▼

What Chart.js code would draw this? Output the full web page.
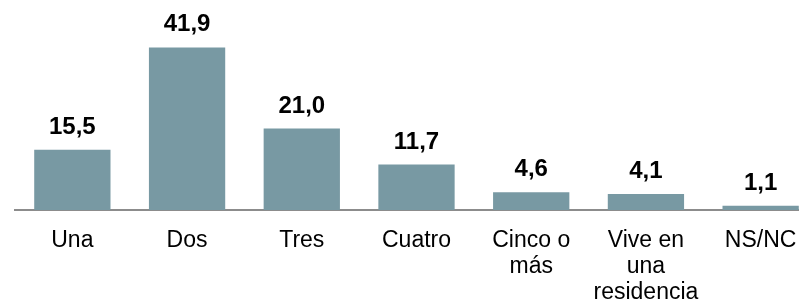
<!DOCTYPE html>
<html>
<head>
<meta charset="utf-8">
<script src="https://cdn.jsdelivr.net/npm/chart.js@4/dist/chart.umd.min.js"></script>
<style>
    html, body { margin: 0; padding: 0; background: #fff; overflow: hidden; }
    #wrap { width: 820px; height: 304px; }
</style>
</head>
<body>
<div id="wrap"><canvas id="chart" width="820" height="304"></canvas></div>
<script>
// categories (multi-line labels) and values
const categories = [
    ['Una'],
    ['Dos'],
    ['Tres'],
    ['Cuatro'],
    ['Cinco o', 'más'],
    ['Vive en', 'una', 'residencia'],
    ['NS/NC']
];
const values = [15.5, 41.9, 21.0, 11.7, 4.6, 4.1, 1.1];

const barColor = '#7899A3';

// draws the value above each bar, with a decimal comma
const valueLabels = {
    id: 'valueLabels',
    afterDatasetsDraw(chart) {
        const ctx = chart.ctx;
        const meta = chart.getDatasetMeta(0);
        ctx.save();
        ctx.font = 'bold 24px "Liberation Sans", Arial, sans-serif';
        ctx.fillStyle = '#000';
        ctx.textAlign = 'center';
        ctx.textBaseline = 'alphabetic';
        meta.data.forEach(function(bar, i) {
            const txt = values[i].toFixed(1).replace('.', ',');
            ctx.fillText(txt, bar.x, bar.y - 16);
        });
        ctx.restore();
    }
};

new Chart(document.getElementById('chart'), {
    type: 'bar',
    data: {
        labels: categories,
        datasets: [{
            data: values,
            backgroundColor: barColor,
            borderWidth: 0,
            categoryPercentage: 1,
            barPercentage: 0.665
        }]
    },
    options: {
        responsive: false,
        animation: false,
        layout: {
            padding: { left: 15, right: 2, top: 16, bottom: 0 }
        },
        plugins: {
            legend: { display: false },
            tooltip: { enabled: false }
        },
        scales: {
            x: {
                grid: { display: false, drawTicks: false },
                border: { display: true, color: '#8c8c8c', width: 2 },
                ticks: {
                    color: '#000',
                    padding: 17,
                    autoSkip: false,
                    maxRotation: 0,
                    font: { family: '"Liberation Sans", Arial, sans-serif', size: 23, lineHeight: 1.15 }
                },
                afterFit: function(scale) {
                    scale.height = 94;
                }
            },
            y: {
                display: false,
                min: 0,
                max: 50
            }
        }
    },
    plugins: [valueLabels]
});
</script>
</body>
</html>
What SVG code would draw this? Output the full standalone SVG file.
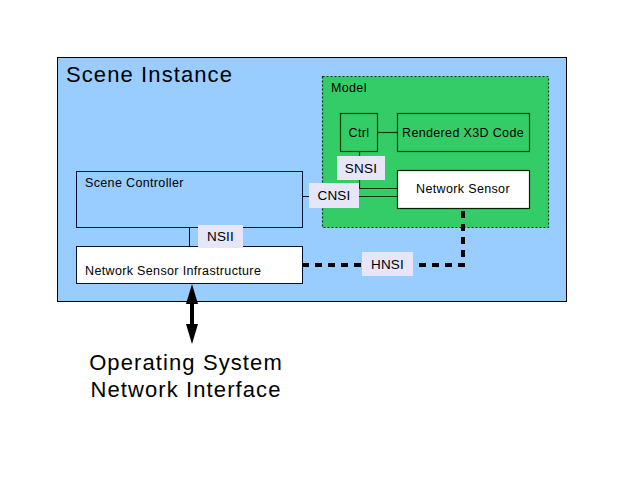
<svg xmlns="http://www.w3.org/2000/svg" width="644" height="481" viewBox="0 0 644 481">
<defs>
<style>
text{font-family:"Liberation Sans",Arial,sans-serif;fill:#000}
.s{font-size:12.5px;letter-spacing:0.35px}
.l{font-size:13.5px;letter-spacing:0.2px}
.big{font-size:22px;letter-spacing:1.1px}
.lbl{fill:#e6e6f8;stroke:none}
.ln{stroke:#000;stroke-width:1;fill:none}
.gln{stroke:#003300;stroke-width:1.2;fill:none}
</style>
</defs>
<rect width="644" height="481" fill="#fff"/>
<g id="scene-instance">
<rect x="57.5" y="57.5" width="509" height="244" fill="#99ccff" stroke="#000" stroke-width="1"/>
<text x="66" y="82" class="big">Scene Instance</text>
</g>
<g id="model">
<rect x="322.5" y="76.5" width="226" height="151" fill="#33cc66" stroke="#003300" stroke-width="1.2" stroke-dasharray="2,2"/>
<text x="331" y="92" class="s">Model</text>
</g>
<g id="ctrl">
<rect x="340.5" y="113.5" width="37" height="38" fill="#33cc66" stroke="#004400" stroke-width="1.2"/>
<text x="359" y="137" class="s" text-anchor="middle">Ctrl</text>
</g>
<g id="rendered">
<rect x="397.5" y="113.5" width="132" height="38" fill="#33cc66" stroke="#004400" stroke-width="1.2"/>
<text x="463" y="137" class="s" text-anchor="middle">Rendered X3D Code</text>
</g>
<g id="network-sensor">
<rect x="397.5" y="170.5" width="132" height="38" fill="#fff" stroke="#002200" stroke-width="1.2"/>
<text x="463" y="193" class="s" text-anchor="middle">Network Sensor</text>
</g>
<g id="scene-controller">
<rect x="76.5" y="171.5" width="226" height="56" fill="#99ccff" stroke="#001133" stroke-width="1"/>
<text x="85" y="187" class="s">Scene Controller</text>
</g>
<g id="nsi">
<rect x="76.5" y="246.5" width="226" height="37" fill="#fff" stroke="#001133" stroke-width="1"/>
<text x="85" y="275" class="s">Network Sensor Infrastructure</text>
</g>
<g id="connectors">
<path class="gln" d="M377.5,132.5 H397.5"/>
<path class="gln" d="M359.5,151.5 V188.5 H397.5"/>
<path class="gln" d="M359,196.5 H397.5"/>
<path class="ln" d="M302.5,196.5 H309"/>
<path class="ln" d="M189.5,227.5 V246.5"/>
<path d="M302,265 H463 V208" fill="none" stroke="#000" stroke-width="4" stroke-dasharray="7,6"/>
<path d="M192,304 V325" stroke="#000" stroke-width="4" fill="none"/>
<path d="M192,284 L186,304 L198,304 Z" fill="#000"/>
<path d="M192,344 L186,324 L198,324 Z" fill="#000"/>
</g>
<g id="label-snsi">
<rect class="lbl" x="337" y="156" width="48" height="24"/>
<text x="361" y="173" class="l" text-anchor="middle">SNSI</text>
</g>
<g id="label-cnsi">
<rect class="lbl" x="309" y="183" width="50" height="25"/>
<text x="334" y="200" class="l" text-anchor="middle">CNSI</text>
</g>
<g id="label-nsii">
<rect class="lbl" x="198" y="225" width="45" height="23"/>
<text x="220.5" y="241" class="l" text-anchor="middle">NSII</text>
</g>
<g id="label-hnsi">
<rect class="lbl" x="362" y="252" width="51" height="24"/>
<text x="387.5" y="269" class="l" text-anchor="middle">HNSI</text>
</g>
<g id="os-label">
<text x="186" y="370" class="big" text-anchor="middle">Operating System</text>
<text x="186" y="397" class="big" text-anchor="middle">Network Interface</text>
</g>
</svg>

▲

Short task: Copy the entries exactly. Leave out the images.

Answer to the problem:
What Chart.js code would draw this? Output the full web page.
<!DOCTYPE html>
<html>
<head>
<meta charset="utf-8">
<script src="https://cdn.jsdelivr.net/npm/chart.js@4/dist/chart.umd.min.js"></script>
<style>
    html, body { margin: 0; padding: 0; background: #fff; overflow: hidden; }
    #wrap { width: 820px; height: 304px; }
</style>
</head>
<body>
<div id="wrap"><canvas id="chart" width="820" height="304"></canvas></div>
<script>
// categories (multi-line labels) and values
const categories = [
    ['Una'],
    ['Dos'],
    ['Tres'],
    ['Cuatro'],
    ['Cinco o', 'más'],
    ['Vive en', 'una', 'residencia'],
    ['NS/NC']
];
const values = [15.5, 41.9, 21.0, 11.7, 4.6, 4.1, 1.1];

const barColor = '#7899A3';

// draws the value above each bar, with a decimal comma
const valueLabels = {
    id: 'valueLabels',
    afterDatasetsDraw(chart) {
        const ctx = chart.ctx;
        const meta = chart.getDatasetMeta(0);
        ctx.save();
        ctx.font = 'bold 24px "Liberation Sans", Arial, sans-serif';
        ctx.fillStyle = '#000';
        ctx.textAlign = 'center';
        ctx.textBaseline = 'alphabetic';
        meta.data.forEach(function(bar, i) {
            const txt = values[i].toFixed(1).replace('.', ',');
            ctx.fillText(txt, bar.x, bar.y - 16);
        });
        ctx.restore();
    }
};

new Chart(document.getElementById('chart'), {
    type: 'bar',
    data: {
        labels: categories,
        datasets: [{
            data: values,
            backgroundColor: barColor,
            borderWidth: 0,
            categoryPercentage: 1,
            barPercentage: 0.665
        }]
    },
    options: {
        responsive: false,
        animation: false,
        layout: {
            padding: { left: 15, right: 2, top: 16, bottom: 0 }
        },
        plugins: {
            legend: { display: false },
            tooltip: { enabled: false }
        },
        scales: {
            x: {
                grid: { display: false, drawTicks: false },
                border: { display: true, color: '#8c8c8c', width: 2 },
                ticks: {
                    color: '#000',
                    padding: 17,
                    autoSkip: false,
                    maxRotation: 0,
                    font: { family: '"Liberation Sans", Arial, sans-serif', size: 23, lineHeight: 1.15 }
                },
                afterFit: function(scale) {
                    scale.height = 94;
                }
            },
            y: {
                display: false,
                min: 0,
                max: 50
            }
        }
    },
    plugins: [valueLabels]
});
</script>
</body>
</html>
What SVG code would draw this? Output the full standalone SVG file.
<svg xmlns="http://www.w3.org/2000/svg" width="644" height="481" viewBox="0 0 644 481">
<defs>
<style>
text{font-family:"Liberation Sans",Arial,sans-serif;fill:#000}
.s{font-size:12.5px;letter-spacing:0.35px}
.l{font-size:13.5px;letter-spacing:0.2px}
.big{font-size:22px;letter-spacing:1.1px}
.lbl{fill:#e6e6f8;stroke:none}
.ln{stroke:#000;stroke-width:1;fill:none}
.gln{stroke:#003300;stroke-width:1.2;fill:none}
</style>
</defs>
<rect width="644" height="481" fill="#fff"/>
<g id="scene-instance">
<rect x="57.5" y="57.5" width="509" height="244" fill="#99ccff" stroke="#000" stroke-width="1"/>
<text x="66" y="82" class="big">Scene Instance</text>
</g>
<g id="model">
<rect x="322.5" y="76.5" width="226" height="151" fill="#33cc66" stroke="#003300" stroke-width="1.2" stroke-dasharray="2,2"/>
<text x="331" y="92" class="s">Model</text>
</g>
<g id="ctrl">
<rect x="340.5" y="113.5" width="37" height="38" fill="#33cc66" stroke="#004400" stroke-width="1.2"/>
<text x="359" y="137" class="s" text-anchor="middle">Ctrl</text>
</g>
<g id="rendered">
<rect x="397.5" y="113.5" width="132" height="38" fill="#33cc66" stroke="#004400" stroke-width="1.2"/>
<text x="463" y="137" class="s" text-anchor="middle">Rendered X3D Code</text>
</g>
<g id="network-sensor">
<rect x="397.5" y="170.5" width="132" height="38" fill="#fff" stroke="#002200" stroke-width="1.2"/>
<text x="463" y="193" class="s" text-anchor="middle">Network Sensor</text>
</g>
<g id="scene-controller">
<rect x="76.5" y="171.5" width="226" height="56" fill="#99ccff" stroke="#001133" stroke-width="1"/>
<text x="85" y="187" class="s">Scene Controller</text>
</g>
<g id="nsi">
<rect x="76.5" y="246.5" width="226" height="37" fill="#fff" stroke="#001133" stroke-width="1"/>
<text x="85" y="275" class="s">Network Sensor Infrastructure</text>
</g>
<g id="connectors">
<path class="gln" d="M377.5,132.5 H397.5"/>
<path class="gln" d="M359.5,151.5 V188.5 H397.5"/>
<path class="gln" d="M359,196.5 H397.5"/>
<path class="ln" d="M302.5,196.5 H309"/>
<path class="ln" d="M189.5,227.5 V246.5"/>
<path d="M302,265 H463 V208" fill="none" stroke="#000" stroke-width="4" stroke-dasharray="7,6"/>
<path d="M192,304 V325" stroke="#000" stroke-width="4" fill="none"/>
<path d="M192,284 L186,304 L198,304 Z" fill="#000"/>
<path d="M192,344 L186,324 L198,324 Z" fill="#000"/>
</g>
<g id="label-snsi">
<rect class="lbl" x="337" y="156" width="48" height="24"/>
<text x="361" y="173" class="l" text-anchor="middle">SNSI</text>
</g>
<g id="label-cnsi">
<rect class="lbl" x="309" y="183" width="50" height="25"/>
<text x="334" y="200" class="l" text-anchor="middle">CNSI</text>
</g>
<g id="label-nsii">
<rect class="lbl" x="198" y="225" width="45" height="23"/>
<text x="220.5" y="241" class="l" text-anchor="middle">NSII</text>
</g>
<g id="label-hnsi">
<rect class="lbl" x="362" y="252" width="51" height="24"/>
<text x="387.5" y="269" class="l" text-anchor="middle">HNSI</text>
</g>
<g id="os-label">
<text x="186" y="370" class="big" text-anchor="middle">Operating System</text>
<text x="186" y="397" class="big" text-anchor="middle">Network Interface</text>
</g>
</svg>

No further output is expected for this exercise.